(Stored records)
────────────────────────────────────────

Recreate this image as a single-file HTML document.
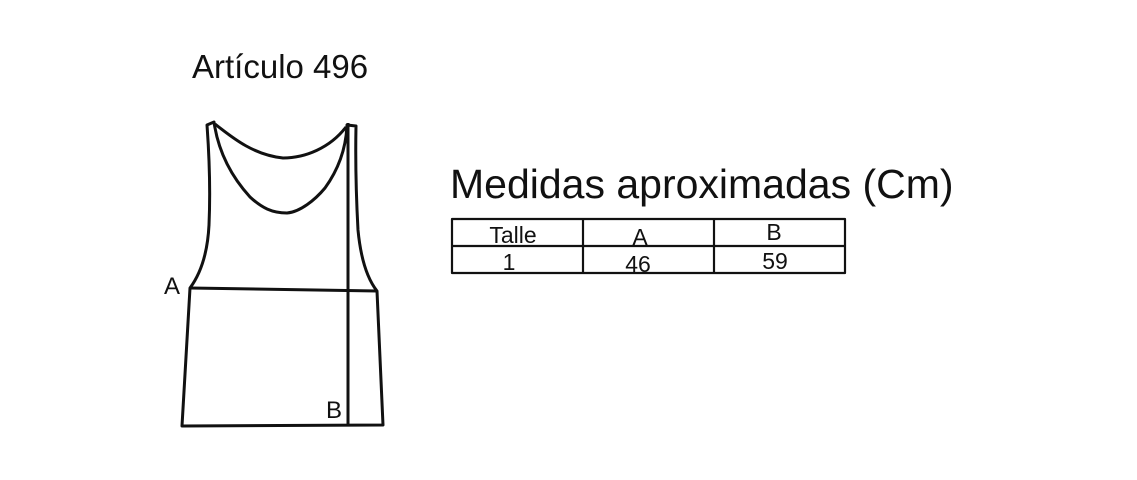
<!DOCTYPE html>
<html><head><style>
body{margin:0;width:1137px;height:480px;background:#fff;overflow:hidden;position:relative;font-family:"Liberation Sans",Arial,sans-serif}
.t{position:absolute;color:#111;white-space:nowrap}
</style></head><body>
<div class="t" style="left:192px;top:48px;font-size:33px">Artículo 496</div>
<div class="t" style="left:450px;top:161px;font-size:41px">Medidas aproximadas (Cm)</div>
<svg width="1137" height="480" style="position:absolute;left:0;top:0" fill="none" stroke="#111" stroke-width="3" stroke-linejoin="round">
<path d="M207,125 L214,122 C218,150 230,175 250,197 C262,208 272,213 287,213 C300,212 315,200 325,188 C338,170 346,150 347,125 L356,126 Q355,175 358,230 Q362,272 377,291 L383,425 L182,426 L190,288 Q207,265 209,225 Q211,180 207,125 Z"/>
<path d="M215,124 C235,140 255,155 283,158 C305,158 330,148 346,127"/>
<path d="M190,288 L377,291"/>
<path d="M348,123 L348,426"/>
<g stroke-width="2.2">
<rect x="452" y="219" width="393" height="54"/>
<line x1="452" y1="246" x2="845" y2="246"/>
<line x1="583" y1="219" x2="583" y2="273"/>
<line x1="714" y1="219" x2="714" y2="273"/>
</g>
<g fill="#111" stroke="none" font-family="Liberation Sans, Arial, sans-serif">
<text x="164" y="294" font-size="24">A</text>
<text x="326" y="418" font-size="24">B</text>
<text x="513" y="243" font-size="23" text-anchor="middle">Talle</text>
<text x="640" y="245" font-size="23" text-anchor="middle">A</text>
<text x="774" y="240" font-size="23" text-anchor="middle">B</text>
<text x="509" y="270" font-size="23" text-anchor="middle">1</text>
<text x="638" y="272" font-size="23" text-anchor="middle">46</text>
<text x="775" y="269" font-size="23" text-anchor="middle">59</text>
</g>
</svg>
</body></html>
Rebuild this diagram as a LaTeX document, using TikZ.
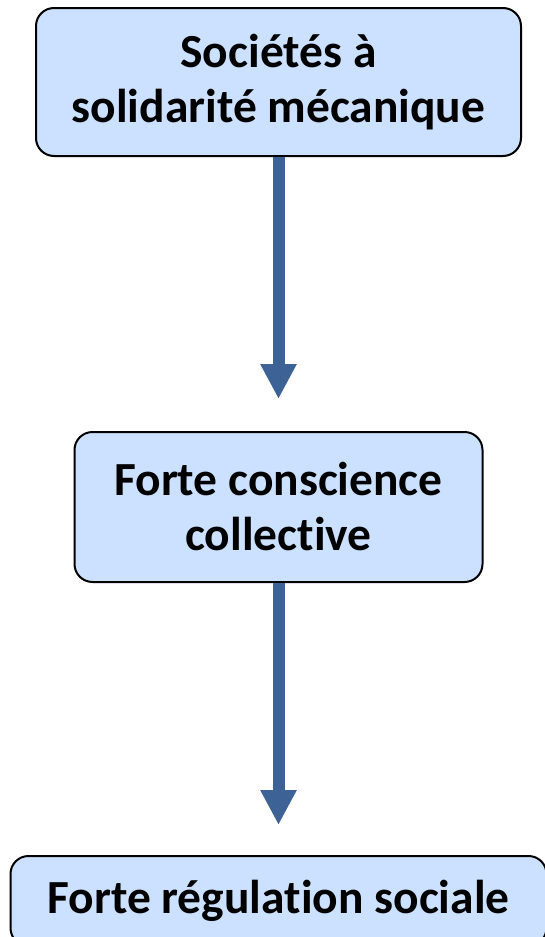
\documentclass[tikz,border=0pt]{standalone}
\usepackage{fontspec}
\setmainfont{Carlito}[Ligatures=NoCommon]
\usepackage{xcolor}
\usepackage{tikz}
\usetikzlibrary{arrows.meta,positioning}
\definecolor{boxfill}{RGB}{204,224,255}
\definecolor{arrblue}{RGB}{61,99,150}

\begin{document}
\begin{tikzpicture}[
  box/.style={draw, line width=2pt, rounded corners=18pt, fill=boxfill,
    align=center, inner sep=0pt,
    font=\fontsize{47.5pt}{55pt}\selectfont\bfseries},
  arr/.style={-{Triangle[width=34pt,length=35pt]}, line width=12pt, arrblue},
]
\useasboundingbox (0,0) rectangle (544pt,-937pt);
\node[box, minimum width=485pt, minimum height=148pt] (meca) at (278.5pt,-82pt)
  {Sociétés à\\solidarité mécanique};
\node[box, minimum width=408pt, minimum height=150pt, below=274pt of meca] (consc)
  {Forte conscience\\collective};
\node[box, minimum width=536pt, minimum height=90pt, below=272pt of consc] (regul)
  {Forte régulation sociale};
\draw[arr, shorten >=32pt] (meca) -- (consc);
\draw[arr, shorten >=30pt] (consc) -- (regul);
\end{tikzpicture}
\end{document}
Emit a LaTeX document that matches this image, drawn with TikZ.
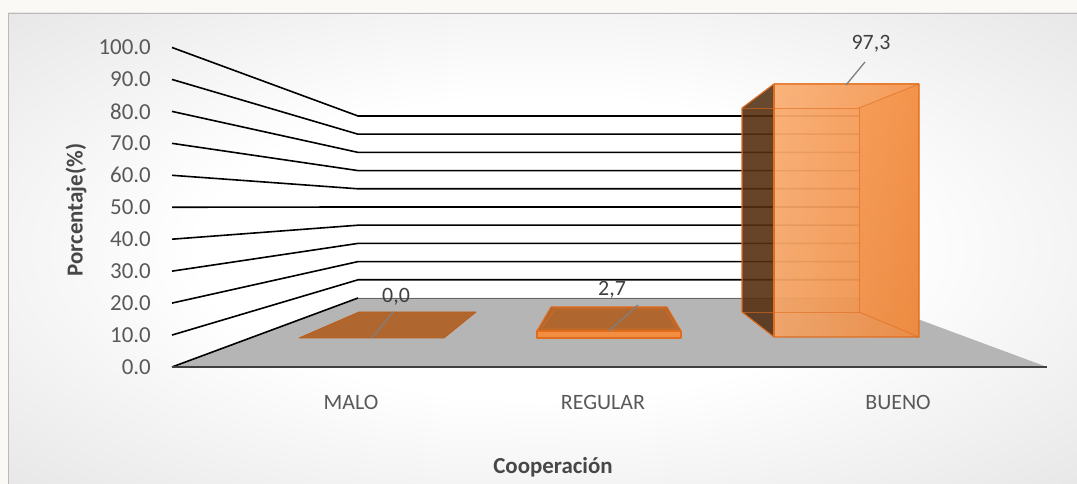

────────────────────────────────────────

REQUIRED TASK:
Find the lines above that include the string "LaTeX" and copy them.

COMPLETE OUTPUT:
Rebuild this diagram as a LaTeX document, using TikZ.
Emit a LaTeX document that matches this image, drawn with TikZ.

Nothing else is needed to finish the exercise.